Supplied material.
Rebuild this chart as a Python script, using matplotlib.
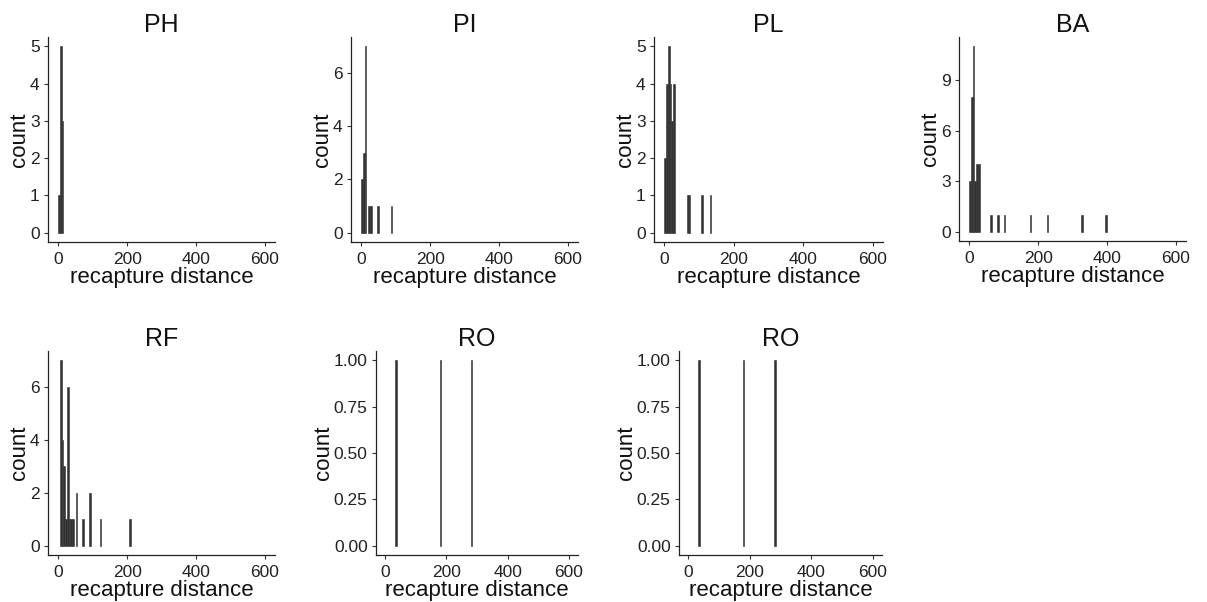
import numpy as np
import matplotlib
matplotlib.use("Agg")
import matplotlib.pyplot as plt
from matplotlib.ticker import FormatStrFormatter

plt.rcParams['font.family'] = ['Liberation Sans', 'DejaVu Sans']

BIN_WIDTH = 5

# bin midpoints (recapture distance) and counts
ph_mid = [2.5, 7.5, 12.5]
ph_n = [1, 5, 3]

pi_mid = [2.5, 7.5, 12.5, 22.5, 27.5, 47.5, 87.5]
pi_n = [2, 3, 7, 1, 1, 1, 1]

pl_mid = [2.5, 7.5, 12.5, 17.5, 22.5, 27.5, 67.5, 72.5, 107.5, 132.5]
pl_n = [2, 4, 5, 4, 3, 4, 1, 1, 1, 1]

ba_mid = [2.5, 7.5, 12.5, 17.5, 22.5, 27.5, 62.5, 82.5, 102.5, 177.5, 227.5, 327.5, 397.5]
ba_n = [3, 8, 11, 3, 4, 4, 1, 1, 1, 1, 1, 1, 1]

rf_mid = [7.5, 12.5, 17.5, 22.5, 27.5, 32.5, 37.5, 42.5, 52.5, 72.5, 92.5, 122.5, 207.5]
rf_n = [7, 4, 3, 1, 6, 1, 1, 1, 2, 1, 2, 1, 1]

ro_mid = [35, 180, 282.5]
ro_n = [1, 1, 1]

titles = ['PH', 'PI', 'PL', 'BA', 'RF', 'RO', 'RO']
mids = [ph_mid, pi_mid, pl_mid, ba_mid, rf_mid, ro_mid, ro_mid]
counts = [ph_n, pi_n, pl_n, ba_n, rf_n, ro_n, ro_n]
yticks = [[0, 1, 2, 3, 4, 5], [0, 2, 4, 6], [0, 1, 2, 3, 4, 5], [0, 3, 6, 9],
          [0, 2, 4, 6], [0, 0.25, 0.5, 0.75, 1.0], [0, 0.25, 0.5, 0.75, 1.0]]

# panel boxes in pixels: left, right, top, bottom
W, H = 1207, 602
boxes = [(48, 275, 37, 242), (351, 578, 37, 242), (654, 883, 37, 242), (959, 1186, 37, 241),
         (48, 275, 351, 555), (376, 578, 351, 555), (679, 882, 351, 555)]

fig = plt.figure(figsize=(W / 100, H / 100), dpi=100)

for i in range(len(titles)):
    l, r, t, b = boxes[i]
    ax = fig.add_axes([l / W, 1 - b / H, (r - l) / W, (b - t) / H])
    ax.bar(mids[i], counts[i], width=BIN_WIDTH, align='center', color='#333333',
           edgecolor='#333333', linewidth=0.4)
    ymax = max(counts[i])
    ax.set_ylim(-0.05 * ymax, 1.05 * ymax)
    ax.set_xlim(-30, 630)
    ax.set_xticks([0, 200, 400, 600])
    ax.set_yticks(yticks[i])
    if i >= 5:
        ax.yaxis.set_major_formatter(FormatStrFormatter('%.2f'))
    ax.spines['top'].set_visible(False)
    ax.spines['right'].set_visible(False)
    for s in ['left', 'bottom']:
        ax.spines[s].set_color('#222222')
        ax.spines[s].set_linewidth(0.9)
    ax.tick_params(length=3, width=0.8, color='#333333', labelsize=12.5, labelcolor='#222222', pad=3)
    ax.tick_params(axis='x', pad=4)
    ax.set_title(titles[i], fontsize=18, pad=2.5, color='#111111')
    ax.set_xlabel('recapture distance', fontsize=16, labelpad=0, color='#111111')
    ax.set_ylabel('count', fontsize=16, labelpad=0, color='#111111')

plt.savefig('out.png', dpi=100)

What is needed.
Repeat the lines above, starting at the first and stopping after the line that holds "ph_n = [1, 5, 3]", with the pictures left out.

The response.
Rebuild this chart as a Python script, using matplotlib.
import numpy as np
import matplotlib
matplotlib.use("Agg")
import matplotlib.pyplot as plt
from matplotlib.ticker import FormatStrFormatter

plt.rcParams['font.family'] = ['Liberation Sans', 'DejaVu Sans']

BIN_WIDTH = 5

# bin midpoints (recapture distance) and counts
ph_mid = [2.5, 7.5, 12.5]
ph_n = [1, 5, 3]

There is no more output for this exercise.